**Set task:**
Everything from the first line of the records below through the line containing "weeks_2022 = [1]" is to be retyped exactly; leave out the rest.

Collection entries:
********

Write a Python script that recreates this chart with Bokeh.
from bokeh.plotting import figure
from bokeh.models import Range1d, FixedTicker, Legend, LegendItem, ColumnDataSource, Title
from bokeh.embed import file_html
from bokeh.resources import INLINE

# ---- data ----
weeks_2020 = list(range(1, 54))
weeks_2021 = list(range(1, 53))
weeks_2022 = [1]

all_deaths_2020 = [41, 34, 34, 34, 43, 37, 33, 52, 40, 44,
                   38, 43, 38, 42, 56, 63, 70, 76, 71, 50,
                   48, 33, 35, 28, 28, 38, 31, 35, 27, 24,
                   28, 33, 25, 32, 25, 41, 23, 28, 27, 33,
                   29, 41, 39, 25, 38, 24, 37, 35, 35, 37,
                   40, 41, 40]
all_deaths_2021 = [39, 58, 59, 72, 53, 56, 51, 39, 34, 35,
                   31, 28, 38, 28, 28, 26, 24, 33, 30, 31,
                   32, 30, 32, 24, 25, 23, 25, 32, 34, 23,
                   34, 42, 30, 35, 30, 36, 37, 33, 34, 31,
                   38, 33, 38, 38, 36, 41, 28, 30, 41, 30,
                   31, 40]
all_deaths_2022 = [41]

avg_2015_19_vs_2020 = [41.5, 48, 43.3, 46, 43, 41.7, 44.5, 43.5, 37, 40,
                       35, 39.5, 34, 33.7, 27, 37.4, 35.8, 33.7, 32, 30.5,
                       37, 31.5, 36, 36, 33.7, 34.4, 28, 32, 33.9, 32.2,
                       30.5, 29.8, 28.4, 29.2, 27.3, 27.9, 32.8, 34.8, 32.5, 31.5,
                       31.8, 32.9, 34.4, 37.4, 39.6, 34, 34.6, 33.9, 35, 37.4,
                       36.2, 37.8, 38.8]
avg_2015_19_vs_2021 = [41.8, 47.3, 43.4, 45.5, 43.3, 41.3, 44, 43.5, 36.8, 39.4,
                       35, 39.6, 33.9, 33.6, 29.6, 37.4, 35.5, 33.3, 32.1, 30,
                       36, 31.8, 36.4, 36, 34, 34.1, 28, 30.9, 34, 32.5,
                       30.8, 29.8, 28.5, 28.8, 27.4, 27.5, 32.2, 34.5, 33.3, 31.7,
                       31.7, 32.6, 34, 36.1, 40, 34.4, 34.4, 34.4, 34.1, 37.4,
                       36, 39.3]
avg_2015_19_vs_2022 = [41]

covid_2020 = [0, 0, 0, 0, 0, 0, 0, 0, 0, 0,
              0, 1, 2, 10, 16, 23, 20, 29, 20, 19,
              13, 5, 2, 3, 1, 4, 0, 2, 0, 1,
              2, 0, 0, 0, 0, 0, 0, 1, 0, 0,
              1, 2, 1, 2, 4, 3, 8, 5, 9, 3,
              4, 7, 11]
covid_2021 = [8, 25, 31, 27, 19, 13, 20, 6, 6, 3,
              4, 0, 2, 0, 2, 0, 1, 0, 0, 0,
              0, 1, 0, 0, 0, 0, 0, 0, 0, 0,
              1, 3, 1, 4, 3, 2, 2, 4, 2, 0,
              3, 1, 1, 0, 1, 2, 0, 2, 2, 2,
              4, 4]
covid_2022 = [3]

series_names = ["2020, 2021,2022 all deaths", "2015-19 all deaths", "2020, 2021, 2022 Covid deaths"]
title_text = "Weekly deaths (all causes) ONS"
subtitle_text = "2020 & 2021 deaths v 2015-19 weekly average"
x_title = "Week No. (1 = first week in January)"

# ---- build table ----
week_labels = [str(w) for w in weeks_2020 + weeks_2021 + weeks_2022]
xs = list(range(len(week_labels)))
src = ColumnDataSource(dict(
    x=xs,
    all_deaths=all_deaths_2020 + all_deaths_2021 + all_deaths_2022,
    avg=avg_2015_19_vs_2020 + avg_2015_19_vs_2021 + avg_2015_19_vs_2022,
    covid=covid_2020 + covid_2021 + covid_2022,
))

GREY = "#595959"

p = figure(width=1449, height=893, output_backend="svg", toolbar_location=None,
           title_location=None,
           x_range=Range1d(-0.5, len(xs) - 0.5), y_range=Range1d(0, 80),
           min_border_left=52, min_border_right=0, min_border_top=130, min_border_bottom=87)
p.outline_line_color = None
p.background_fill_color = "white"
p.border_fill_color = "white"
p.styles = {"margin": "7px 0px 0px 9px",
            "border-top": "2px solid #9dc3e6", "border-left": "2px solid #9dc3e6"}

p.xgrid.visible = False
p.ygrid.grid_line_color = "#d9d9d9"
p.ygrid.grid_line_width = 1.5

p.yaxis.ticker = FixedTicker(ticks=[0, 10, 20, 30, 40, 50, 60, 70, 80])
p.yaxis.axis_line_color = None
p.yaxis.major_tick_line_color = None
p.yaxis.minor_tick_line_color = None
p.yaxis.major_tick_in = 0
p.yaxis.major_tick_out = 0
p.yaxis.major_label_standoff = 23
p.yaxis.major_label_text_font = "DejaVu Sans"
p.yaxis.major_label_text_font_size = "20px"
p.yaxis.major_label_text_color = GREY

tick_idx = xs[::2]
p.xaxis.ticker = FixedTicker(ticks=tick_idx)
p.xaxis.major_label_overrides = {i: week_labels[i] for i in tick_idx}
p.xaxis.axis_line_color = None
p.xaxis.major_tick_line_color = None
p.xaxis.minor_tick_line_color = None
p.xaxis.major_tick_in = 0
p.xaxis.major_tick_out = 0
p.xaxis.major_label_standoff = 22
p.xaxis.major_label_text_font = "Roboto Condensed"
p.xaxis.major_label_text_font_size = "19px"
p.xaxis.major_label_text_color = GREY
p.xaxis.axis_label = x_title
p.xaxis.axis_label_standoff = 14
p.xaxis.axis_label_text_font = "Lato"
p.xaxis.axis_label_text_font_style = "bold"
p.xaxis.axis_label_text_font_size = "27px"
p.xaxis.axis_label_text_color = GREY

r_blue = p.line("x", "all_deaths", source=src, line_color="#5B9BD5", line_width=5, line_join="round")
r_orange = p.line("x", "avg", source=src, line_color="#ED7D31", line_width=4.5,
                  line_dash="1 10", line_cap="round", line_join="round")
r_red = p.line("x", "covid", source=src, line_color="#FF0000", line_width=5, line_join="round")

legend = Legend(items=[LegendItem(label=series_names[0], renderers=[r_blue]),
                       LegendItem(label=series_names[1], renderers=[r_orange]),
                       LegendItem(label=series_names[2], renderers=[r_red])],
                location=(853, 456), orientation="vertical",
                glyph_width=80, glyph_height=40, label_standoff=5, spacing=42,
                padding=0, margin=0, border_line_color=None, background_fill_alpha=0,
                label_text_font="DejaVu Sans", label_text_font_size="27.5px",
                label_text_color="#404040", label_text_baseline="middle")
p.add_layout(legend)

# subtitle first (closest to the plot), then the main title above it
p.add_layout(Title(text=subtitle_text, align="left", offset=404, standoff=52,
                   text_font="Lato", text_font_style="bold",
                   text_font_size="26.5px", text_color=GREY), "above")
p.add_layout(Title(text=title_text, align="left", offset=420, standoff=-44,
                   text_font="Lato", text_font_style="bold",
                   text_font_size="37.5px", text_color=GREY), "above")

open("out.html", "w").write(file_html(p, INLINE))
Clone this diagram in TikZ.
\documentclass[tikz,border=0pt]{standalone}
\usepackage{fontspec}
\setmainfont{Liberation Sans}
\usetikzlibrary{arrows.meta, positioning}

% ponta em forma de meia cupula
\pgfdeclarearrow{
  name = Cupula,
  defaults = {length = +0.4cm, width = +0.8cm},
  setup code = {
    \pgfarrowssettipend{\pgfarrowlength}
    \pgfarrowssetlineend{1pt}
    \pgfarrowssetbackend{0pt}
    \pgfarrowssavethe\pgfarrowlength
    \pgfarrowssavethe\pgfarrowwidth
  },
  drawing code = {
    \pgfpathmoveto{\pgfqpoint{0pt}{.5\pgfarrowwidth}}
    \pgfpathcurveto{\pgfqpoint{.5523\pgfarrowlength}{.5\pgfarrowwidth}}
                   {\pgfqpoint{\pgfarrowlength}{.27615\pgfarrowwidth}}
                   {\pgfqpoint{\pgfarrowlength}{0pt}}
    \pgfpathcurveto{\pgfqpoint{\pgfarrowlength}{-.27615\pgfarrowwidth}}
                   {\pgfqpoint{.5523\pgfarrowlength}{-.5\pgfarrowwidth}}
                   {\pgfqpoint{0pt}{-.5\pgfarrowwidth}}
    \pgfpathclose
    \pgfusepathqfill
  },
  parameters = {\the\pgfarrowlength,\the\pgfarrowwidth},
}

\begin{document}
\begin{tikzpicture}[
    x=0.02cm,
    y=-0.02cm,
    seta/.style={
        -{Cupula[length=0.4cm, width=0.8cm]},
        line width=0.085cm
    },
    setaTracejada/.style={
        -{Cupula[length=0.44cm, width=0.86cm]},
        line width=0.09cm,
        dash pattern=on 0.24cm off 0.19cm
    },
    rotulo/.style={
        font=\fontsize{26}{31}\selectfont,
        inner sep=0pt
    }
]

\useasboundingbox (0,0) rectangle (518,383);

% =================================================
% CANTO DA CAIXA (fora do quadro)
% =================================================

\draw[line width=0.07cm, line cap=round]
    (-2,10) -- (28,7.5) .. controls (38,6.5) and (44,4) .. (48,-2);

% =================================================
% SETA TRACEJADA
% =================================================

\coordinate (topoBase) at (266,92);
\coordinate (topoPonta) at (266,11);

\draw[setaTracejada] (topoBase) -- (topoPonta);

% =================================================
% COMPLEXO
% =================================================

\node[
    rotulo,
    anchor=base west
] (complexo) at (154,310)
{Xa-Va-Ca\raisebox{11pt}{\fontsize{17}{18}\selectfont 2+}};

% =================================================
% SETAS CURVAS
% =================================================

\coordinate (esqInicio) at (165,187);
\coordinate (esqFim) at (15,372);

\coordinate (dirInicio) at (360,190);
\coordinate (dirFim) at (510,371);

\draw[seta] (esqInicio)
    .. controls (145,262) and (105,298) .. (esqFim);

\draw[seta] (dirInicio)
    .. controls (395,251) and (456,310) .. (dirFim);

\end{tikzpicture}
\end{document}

********

**Answer below:**
Write a Python script that recreates this chart with Bokeh.
from bokeh.plotting import figure
from bokeh.models import Range1d, FixedTicker, Legend, LegendItem, ColumnDataSource, Title
from bokeh.embed import file_html
from bokeh.resources import INLINE

# ---- data ----
weeks_2020 = list(range(1, 54))
weeks_2021 = list(range(1, 53))
weeks_2022 = [1]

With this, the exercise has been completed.